Grosseteste, ROBERT, Bishop of Lincoln, was born about 1175 at Stradbroke in Suffolk, of peasant parentage—Grosseteste (the French for 'great-head; Lat. capito) being a mere 'to-name.' Educated at Lincoln, Oxford, and Paris, he had for some years been the first teacher of theology in the Franciscan school at Oxford, and had held eight archdeaconries and other preferments, when in 1235 he was elected Bishop of Lincoln. He forthwith undertook in the most vigorous fashion the reformation of abuses, embroiling himself thereby first with his own chapter and next with Pope Innocent IV., whom he twice visited at Lyons, in 1244-46 and 1249-50. The pope granted English benefits to 'rascal Romans,' who drew indeed the revenues of their office, but never perhaps showed face in the country. This was intolerable to a man like Grosseteste, and he set himself strongly against it, incurring by his boldness a temporary suspension from the exercise of his episcopal functions, and a continual menace of excommunication. In the last year of Grosseteste's life, Innocent wrote to him ordering his nephew, a young Italian, to be promoted to the first canonry that should fall vacant at Lincoln, and accompanying his injunction with threats. The bishop was filled with indignation, and at once wrote a letter declaring that he would not obey such precepts even though they should issue from 'the highest order of angels,' and likening the pope's nepotism to the sin of Lucifer and Antichrist. Innocent, transported with fury, excommunicated him; but Grosseteste quietly appealed to Christ's own throne, and troubled himself no more about the matter. The feeling of the English nation sustained him; his clergy went on obeying him as if nothing had happened; and on his death at Buckden, near Huntingdon, 9th October 1253, Archbishop Boniface himself officiated at his funeral in Lincoln Cathedral. Such is the current account, against which Lingard objects that the mandate came not from the pope but the nuncio; that Innocent, on receiving Grosseteste's reply, not only rescinded the order, but adopted measures for the reform of these abuses; and that the story of Grosseteste's dying under sentence of excommunication rests on very questionable authority.

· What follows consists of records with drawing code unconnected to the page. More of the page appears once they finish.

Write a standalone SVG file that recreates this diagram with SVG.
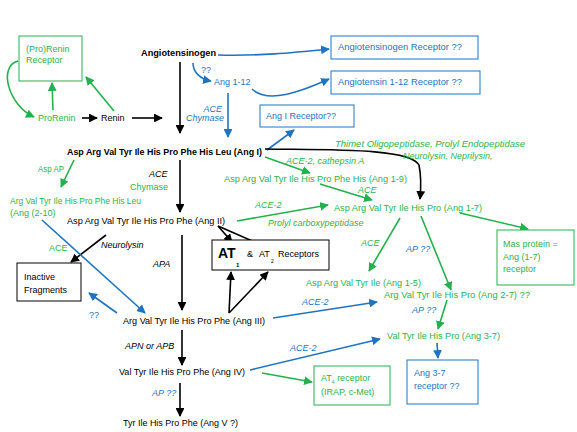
<svg xmlns="http://www.w3.org/2000/svg" width="577" height="432" viewBox="0 0 577 432">
<defs>
<marker id="ak" viewBox="0 0 10 10" refX="9" refY="5" markerWidth="5.5" markerHeight="5.5" orient="auto-start-reverse"><path d="M0,0 L10,5 L0,10 z" fill="#000"/></marker>
<marker id="ab" viewBox="0 0 10 10" refX="9" refY="5" markerWidth="5.5" markerHeight="5.5" orient="auto-start-reverse"><path d="M0,0 L10,5 L0,10 z" fill="#1f74c2"/></marker>
<marker id="ag" viewBox="0 0 10 10" refX="9" refY="5" markerWidth="5.5" markerHeight="5.5" orient="auto-start-reverse"><path d="M0,0 L10,5 L0,10 z" fill="#22b14c"/></marker>
</defs>
<style>
text{font-family:"Liberation Sans",Arial,sans-serif;font-size:9px}
.k{fill:#000}.b{fill:#1f74c2}.g{fill:#2db34a}
.i{font-style:italic}.bd{font-weight:bold}
.big{font-size:14px}.s6{font-size:6px}.s5{font-size:5px}
.lk{stroke:#000;stroke-width:1.6;fill:none;marker-end:url(#ak)}
.lb{stroke:#1f74c2;stroke-width:1.6;fill:none;marker-end:url(#ab)}
.lg{stroke:#22b14c;stroke-width:1.6;fill:none;marker-end:url(#ag)}
.bxk{fill:#fff;stroke:#000;stroke-width:1}
.bxb{fill:#fff;stroke:#1f74c2;stroke-width:1}
.bxg{fill:#fff;stroke:#22b14c;stroke-width:1}
</style>
<rect width="577" height="432" fill="#fff"/>

<g id="connectors">
<path class="lg" d="M18,61 C-2,66 8,105 34,117"/>
<path class="lg" d="M53,110 L52,83"/>
<path class="lg" d="M114,111 L86,77"/>
<path class="lk" d="M82,118 L97,118"/>
<path class="lk" d="M132,118 L162,118"/>
<path class="lk" d="M180,62 L180,133"/>
<path class="lb" d="M218,55 C260,56 290,53 329,49"/>
<path class="lb" d="M193,63 C193,72 200,79 211,81"/>
<path class="lb" d="M252,89 C268,104 300,92 329,79"/>
<path class="lb" d="M228,93 L228,137"/>
<path class="lb" d="M267,150 L294,130"/>
<path class="lk" d="M265,149 C330,150 410,148 419,165 C421,175 421,188 420,199"/>
<path class="lg" d="M265,157 L310,173"/>
<path class="lg" d="M320,184 L372,200"/>
<path class="lg" d="M237,221 L328,205"/>
<path class="lg" d="M460,213 L528,229"/>
<path class="lg" d="M400,218 L369,271"/>
<path class="lg" d="M421,216 L451,290"/>
<path class="lg" d="M447,300 L438,329"/>
<path class="lb" d="M437,343 L438,358"/>
<path class="lg" d="M262,373 L312,382"/>
<path class="lb" d="M250,370 L380,339"/>
<path class="lb" d="M273,318 L377,302"/>
<path class="lk" d="M180,160 L180,212"/>
<path class="lk" d="M182,235 L182,310"/>
<path class="lk" d="M106,235 L71,262"/>
<path class="lg" d="M74,160 L61,187"/>
<path class="lb" d="M42,220 L145,313"/>
<path class="lb" d="M117,313 L89,293"/>
<path class="lk" d="M218,226 L232,242"/>
<path class="lk" d="M218,226 L266,247"/>
<path class="lk" d="M229,313 L231,272"/>
<path class="lk" d="M229,313 L268,272"/>
<path class="lk" d="M182,330 L182,365"/>
<path class="lk" d="M180,383 L180,416"/>
</g>

<g id="prorenin-receptor"><rect class="bxg" x="19" y="36" width="63" height="45"/><text class="g" x="26" y="52">(Pro)Renin</text><text class="g" x="26" y="63">Receptor</text></g>
<g id="prorenin"><text class="g" x="38" y="121">ProRenin</text></g>
<g id="renin"><text class="k" x="101" y="121">Renin</text></g>
<g id="angiotensinogen"><text class="k bd" x="141" y="56" textLength="75" lengthAdjust="spacingAndGlyphs">Angiotensinogen</text></g>
<g id="aogen-receptor"><rect class="bxb" x="331" y="36" width="147" height="23"/><text class="b" x="338" y="50" textLength="124" lengthAdjust="spacingAndGlyphs">Angiotensinogen Receptor ??</text></g>
<g id="ang112"><text class="b" x="214" y="85">Ang 1-12</text></g>
<g id="ang112-receptor"><rect class="bxb" x="331" y="71" width="149" height="23"/><text class="b" x="338" y="85" textLength="124" lengthAdjust="spacingAndGlyphs">Angiotensin 1-12 Receptor ??</text></g>
<g id="angI-receptor"><rect class="bxb" x="260" y="105" width="94" height="22"/><text class="b" x="266" y="119">Ang I Receptor??</text></g>
<g id="angI"><text class="k bd" x="67" y="155" textLength="195" lengthAdjust="spacingAndGlyphs">Asp Arg Val Tyr Ile His Pro Phe  His Leu (Ang I)</text></g>
<g id="ang19"><text class="g" x="224" y="182" textLength="183" lengthAdjust="spacingAndGlyphs">Asp Arg Val Tyr Ile His Pro Phe His (Ang 1-9)</text></g>
<g id="ang17"><text class="g" x="334" y="211" textLength="148" lengthAdjust="spacingAndGlyphs">Asp Arg Val Tyr Ile His Pro (Ang 1-7)</text></g>
<g id="mas"><rect class="bxg" x="497" y="230" width="77" height="55"/><text class="g" x="503" y="247">Mas protein =</text><text class="g" x="503" y="260">Ang (1-7)</text><text class="g" x="503" y="272">receptor</text></g>
<g id="ang15"><text class="g" x="306" y="286" textLength="115" lengthAdjust="spacingAndGlyphs">Asp Arg Val Tyr Ile (Ang 1-5)</text></g>
<g id="ang27"><text class="g" x="384" y="298" textLength="146" lengthAdjust="spacingAndGlyphs">Arg Val Tyr Ile His Pro (Ang 2-7) ??</text></g>
<g id="ang37"><text class="g" x="387" y="339" textLength="113" lengthAdjust="spacingAndGlyphs">Val Tyr Ile His Pro (Ang 3-7)</text></g>
<g id="ang37-receptor"><rect class="bxb" x="407" y="360" width="71" height="44"/><text class="b" x="414" y="376">Ang 3-7</text><text class="b" x="414" y="389">receptor ??</text></g>
<g id="at4"><rect class="bxg" x="314" y="366" width="76" height="39"/><text class="g" x="321" y="381">AT<tspan class="s5" dy="3">4</tspan><tspan dy="-3"> receptor</tspan></text><text class="g" x="321" y="395">(IRAP, c-Met)</text></g>
<g id="angII"><text class="k" x="67" y="224" textLength="158" lengthAdjust="spacingAndGlyphs">Asp Arg Val Tyr Ile His Pro Phe (Ang II)</text></g>
<g id="ang210"><text class="g" x="10" y="204" textLength="131" lengthAdjust="spacingAndGlyphs">Arg Val Tyr Ile His Pro Phe His Leu</text><text class="g" x="10" y="216">(Ang (2-10)</text></g>
<g id="inactive"><rect class="bxk" x="17" y="263" width="64" height="38"/><text class="k" x="24" y="280">Inactive</text><text class="k" x="24" y="293">Fragments</text></g>
<g id="at-receptors"><rect class="bxk" x="212" y="240" width="117" height="30"/><text class="k bd big" x="218" y="258">AT</text><text class="k bd s6" x="236" y="267">1</text><text class="k" x="247" y="257">&amp;</text><text class="k" x="259" y="257">AT</text><text class="k s5" x="271" y="263">2</text><text class="k" x="278" y="257">Receptors</text></g>
<g id="angIII"><text class="k" x="123" y="324" textLength="142" lengthAdjust="spacingAndGlyphs">Arg Val Tyr Ile His Pro Phe (Ang III)</text></g>
<g id="angIV"><text class="k" x="119" y="375" textLength="126" lengthAdjust="spacingAndGlyphs">Val Tyr Ile His Pro Phe (Ang IV)</text></g>
<g id="angV"><text class="k" x="123" y="426" textLength="115" lengthAdjust="spacingAndGlyphs">Tyr Ile His Pro Phe (Ang V ?)</text></g>

<g id="labels">
<text class="b" x="201" y="73">??</text>
<text class="b i" x="222" y="112" text-anchor="end">ACE</text>
<text class="b i" x="186" y="121">Chymase</text>
<text class="g i" x="335" y="147" textLength="190" lengthAdjust="spacingAndGlyphs">Thimet Oligopeptidase, Prolyl Endopeptidase</text>
<text class="g i" x="403" y="159">Neurolysin, Neprilysin,</text>
<text class="g i" x="286" y="164">ACE-2, cathepsin A</text>
<text class="g i" x="358" y="193">ACE</text>
<text class="g i" x="255" y="208">ACE-2</text>
<text class="g i" x="268" y="226">Prolyl carboxypeptidase</text>
<text class="g i" x="361" y="246">ACE</text>
<text class="b i" x="406" y="252">AP ??</text>
<text class="b i" x="412" y="313">AP ??</text>
<text class="b i" x="302" y="305">ACE-2</text>
<text class="b i" x="290" y="351">ACE-2</text>
<text class="k i" x="149" y="177">ACE</text>
<text class="g" x="130" y="190">Chymase</text>
<text class="k i" x="153" y="267">APA</text>
<text class="k i" x="101" y="248">Neurolysin</text>
<text class="g" x="38" y="172" textLength="26" lengthAdjust="spacingAndGlyphs">Asp AP</text>
<text class="g" x="49" y="251">ACE</text>
<text class="b" x="89" y="318">??</text>
<text class="k i" x="125" y="349">APN or APB</text>
<text class="b i" x="152" y="396">AP ??</text>
</g>
</svg>
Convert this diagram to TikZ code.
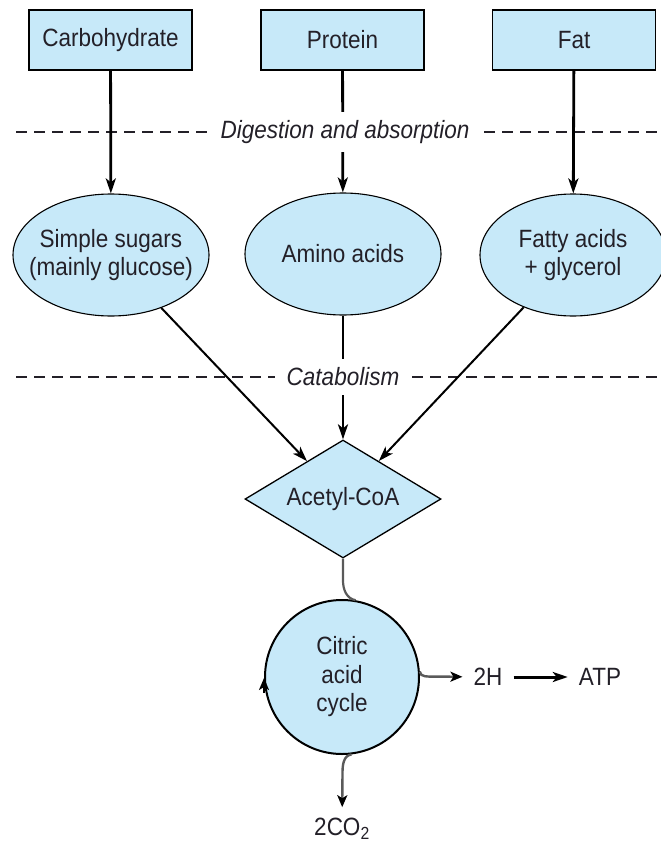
\documentclass[tikz,border=0pt]{standalone}
\usepackage{fontspec}
\setmainfont{Liberation Sans}[FakeStretch=0.9]
\usetikzlibrary{shapes.geometric,arrows.meta}

\definecolor{paleblue}{RGB}{199,233,249}
\definecolor{ink}{RGB}{35,32,40}
\definecolor{pipe}{RGB}{90,90,90}
\newcommand\figfont{\fontsize{25}{27.5}\selectfont}

\tikzset{
  food/.style={draw, line width=1.8pt, fill=paleblue, minimum width=163pt, minimum height=60pt, inner sep=0pt, text=ink, font=\figfont},
  pool/.style={ellipse, draw, line width=1.1pt, fill=paleblue, minimum width=196pt, minimum height=122pt, inner xsep=-25pt, inner ysep=0pt, align=center, text=ink, font=\figfont},
  hub/.style={diamond, draw, line width=1.3pt, fill=paleblue, minimum width=196pt, minimum height=118pt, aspect=1.66, inner sep=0pt, text=ink, font=\figfont},
  krebs/.style={circle, draw, line width=2pt, fill=paleblue, minimum size=154pt, inner sep=0pt, align=center, text=ink, font=\fontsize{25}{28.5}\selectfont},
  stage/.style={fill=white, inner xsep=12pt, inner ysep=8.5pt, text=ink, font=\figfont\itshape},
  product/.style={inner sep=11pt, text=ink, font=\figfont},
  divider/.style={ink, line width=1.8pt, dash pattern=on 11pt off 7pt},
  flow/.style={line width=2.8pt, -{Stealth[length=15pt,width=10pt,inset=4pt]}},
  feed/.style={line width=2pt, -{Stealth[length=15pt,width=10pt,inset=4pt]}},
  exit/.style={pipe, line width=2.4pt, -{Stealth[length=12pt,width=10pt,inset=3pt,color=black]}},
}

\begin{document}
\begin{tikzpicture}[x=1pt, y=1pt]
    \fill[white] (0,0) rectangle (661,-843);
    \useasboundingbox (0,0) rectangle (661,-843);

    % dashed stage lines
    \coordinate (dig-w) at (16,-132);
    \coordinate (dig-e) at (661,-132);
    \coordinate (cat-w) at (16,-377);
    \coordinate (cat-e) at (661,-377);
    \draw[divider] (dig-w) -- (dig-e);
    \draw[divider] (cat-w) -- (cat-e);

    % food groups
    \foreach \name/\x/\txt in {carb/110.5/Carbohydrate, prot/342.5/Protein, fat/574/Fat}{
        \node[food] (\name) at (\x,-40) {\txt};
    }

    % absorbed molecules
    \node[pool] (sugars) at (111,-255) {Simple sugars\\(mainly glucose)};
    \node[pool] (amino) at (343,-254) {Amino acids};
    \node[pool, minimum width=186pt] (fatty) at (573,-255) {Fatty acids\\+ glycerol};

    \node[hub] (acetyl) at (343,-499) {Acetyl-CoA};
    \node[krebs] (cyc) at (342,-677) {Citric\\acid\\cycle};

    \node[product] (h2) at (488,-677) {2H};
    \node[product] (atp) at (600,-677) {ATP};
    \node[product] (co2) at (342,-829) {2CO\textsubscript{2}};

    % digestion and catabolism arrows
    \foreach \a/\b in {carb/sugars, prot/amino, fat/fatty, amino/acetyl}{
        \draw[flow] (\a) -- (\b);
    }
    \draw[feed] (sugars) -- (acetyl);
    \draw[feed] (fatty) -- (acetyl);

    % into and out of the cycle
    \draw[pipe, line width=2.2pt] (acetyl.south) -- ++(0,-22) to[out=-90, in=170] (cyc.80);
    \draw[exit] (cyc.4) to[out=-86, in=180] ++(14,-5) -- (h2);
    \draw[exit] (cyc.-83) to[out=187, in=90] ++(-9,-18) -- (co2);
    \draw[line width=2pt, -{Stealth[length=12pt,width=10pt,inset=3pt]}] ([yshift=-16pt]cyc.west) -- ([yshift=-1pt]cyc.west);
    \draw[flow, line width=3pt] (h2) -- (atp);

    % stage labels cut the lines
    \node[stage] (digest) at (345,-132) {Digestion and absorption};
    \node[stage] (catab) at (343,-377) {Catabolism};
\end{tikzpicture}
\end{document}
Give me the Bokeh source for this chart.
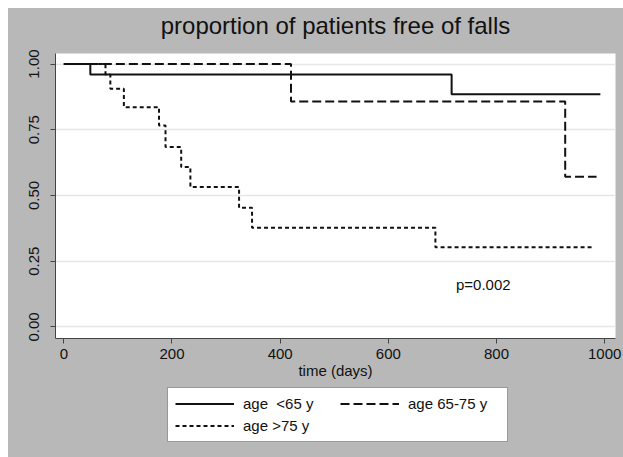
from bokeh.plotting import figure
from bokeh.layouts import column
from bokeh.models import (Legend, LegendItem, Label, FixedTicker, NumeralTickFormatter, Range1d)
from bokeh.embed import file_html
from bokeh.resources import INLINE

# ---- data ----
title_text = "proportion of patients free of falls"
x_label = "time (days)"
x_ticks = [0, 200, 400, 600, 800, 1000]
y_ticks = [0.0, 0.25, 0.5, 0.75, 1.0]

g1_name = "age  <65 y"
g1_time = [0, 49, 717, 992]
g1_surv = [1.0, 0.96, 0.885, 0.885]

g2_name = "age 65-75 y"
g2_time = [0, 420, 927, 985]
g2_surv = [1.0, 0.857, 0.571, 0.571]

g3_name = "age >75 y"
g3_time = [0, 77, 86, 111, 176, 188, 217, 234, 324, 348, 687, 980]
g3_surv = [1.0, 0.96, 0.906, 0.836, 0.766, 0.684, 0.608, 0.532, 0.453, 0.377, 0.303, 0.303]

p_text = "p=0.002"
p_x, p_y = 725, 0.16

FONT = "Liberation Sans"
BG = "#b8b8b8"
INK = "#111111"
DASH2 = "9 4"
DASH3 = "4 3"

# ---- title strip ----
p0 = figure(width=615, height=35, output_backend="svg", toolbar_location=None,
            min_border_left=47, min_border_right=8, min_border_top=0, min_border_bottom=0,
            x_axis_type=None, y_axis_type=None,
            x_range=Range1d(0, 1), y_range=Range1d(0, 1))
p0.background_fill_color = None
p0.border_fill_color = None
p0.outline_line_color = None
p0.grid.visible = False
p0.title.text = ""
p0.add_layout(Label(x=280, y=18, x_units="screen", y_units="screen", text=title_text,
                    text_font=FONT, text_font_size="24px", text_color=INK,
                    text_align="center", text_baseline="middle"))

# ---- main chart ----
p = figure(width=615, height=340, output_backend="svg", toolbar_location=None,
           x_range=Range1d(-15.4, 1020), y_range=Range1d(-0.044, 1.04),
           min_border_left=47, min_border_right=8, min_border_top=10, min_border_bottom=45)

p.background_fill_color = "white"
p.border_fill_color = None
p.outline_line_color = None
p.title.text = ""

r1 = p.step(g1_time, g1_surv, mode="after", line_color=INK, line_width=2)
r2 = p.step(g2_time, g2_surv, mode="after", line_color=INK, line_width=2, line_dash=DASH2)
r3 = p.step(g3_time, g3_surv, mode="after", line_color=INK, line_width=2, line_dash=DASH3)

p.xaxis.ticker = FixedTicker(ticks=x_ticks)
p.yaxis.ticker = FixedTicker(ticks=y_ticks)
p.yaxis.formatter = NumeralTickFormatter(format="0.00")
for ax in (p.xaxis[0], p.yaxis[0]):
    ax.axis_line_color = "#444444"
    ax.axis_line_width = 1
    ax.major_tick_line_color = "#444444"
    ax.major_tick_out = 5
    ax.major_tick_in = 0
    ax.minor_tick_line_color = None
    ax.major_label_text_font = FONT
    ax.major_label_text_font_size = "15px"
    ax.major_label_text_color = INK
p.yaxis.major_label_orientation = "vertical"
p.yaxis.major_label_standoff = 11
p.xaxis.major_label_standoff = 5
p.xaxis.axis_label = x_label
p.xaxis.axis_label_text_font = FONT
p.xaxis.axis_label_text_font_size = "15px"
p.xaxis.axis_label_text_font_style = "normal"
p.xaxis.axis_label_text_color = INK
p.xaxis.axis_label_standoff = 0

p.xgrid.grid_line_color = None
p.ygrid.grid_line_color = "#e6e6e6"
p.ygrid.grid_line_width = 1.5

p.add_layout(Label(x=p_x, y=p_y, text=p_text, text_font=FONT, text_font_size="15px",
                   text_color=INK, text_baseline="middle"))

# ---- legend strip (same series, drawn outside its view; only the legend shows) ----
p2 = figure(width=615, height=74, output_backend="svg", toolbar_location=None,
            min_border_left=47, min_border_right=8, min_border_top=0, min_border_bottom=0,
            x_axis_type=None, y_axis_type=None,
            x_range=Range1d(-3000, -2000), y_range=Range1d(-3000, -2000))
p2.background_fill_color = None
p2.border_fill_color = None
p2.outline_line_color = None
p2.grid.visible = False
l1 = p2.step(g1_time, g1_surv, mode="after", line_color=INK, line_width=2)
l2 = p2.step(g2_time, g2_surv, mode="after", line_color=INK, line_width=2, line_dash=DASH2)
l3 = p2.step(g3_time, g3_surv, mode="after", line_color=INK, line_width=2, line_dash=DASH3)

legend = Legend(items=[LegendItem(label=g1_name, renderers=[l1]),
                       LegendItem(label=g2_name, renderers=[l2]),
                       LegendItem(label=g3_name, renderers=[l3])],
                orientation="horizontal", ncols=2, location=(112, 15))
legend.label_text_font = FONT
legend.label_text_font_size = "15px"
legend.label_text_color = INK
legend.glyph_width = 59
legend.glyph_height = 17
legend.label_height = 17
legend.label_width = 92
legend.label_standoff = 9
legend.spacing = 5
legend.padding = 7
legend.margin = 0
legend.border_line_color = "#333333"
legend.border_line_width = 1
legend.background_fill_color = "white"
legend.background_fill_alpha = 1
p2.add_layout(legend)

layout = column(p0, p, p2, spacing=0, margin=(8, 0, 0, 8), styles={"background-color": BG})

open("out.html", "w").write(file_html(layout, INLINE))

Grosseteste often is claimed as a pre-Reformation reformer; but his reforms were in the direction not of doctrine, but discipline. In politics he was a constitutionalist, a friend of Simon de Montfort. His learning was prodigious; Latin, Greek, Hebrew, French, mathematics, medicine, astronomy, mechanics, and music were among his attainments; whilst his knowledge of the Scriptures was profound. Pegge's catalogue of his works, of which only a few have been published, fills 25 closely-printed quarto pages, and exhibits 'treatises on sound, notion, heat, colour, form, angles, atmospheric pressure, poison, the rainbow, comets, light, as well as on the astrolabe, necromancy, and witchcraft.' See Brewer's Monumenta Franciscana
(1858); Luard's edition of Grosseteste's Latin letters (Record Soc., 1862); and Perry's Life and Times of Grosseteste (S.P.C.K., 1871).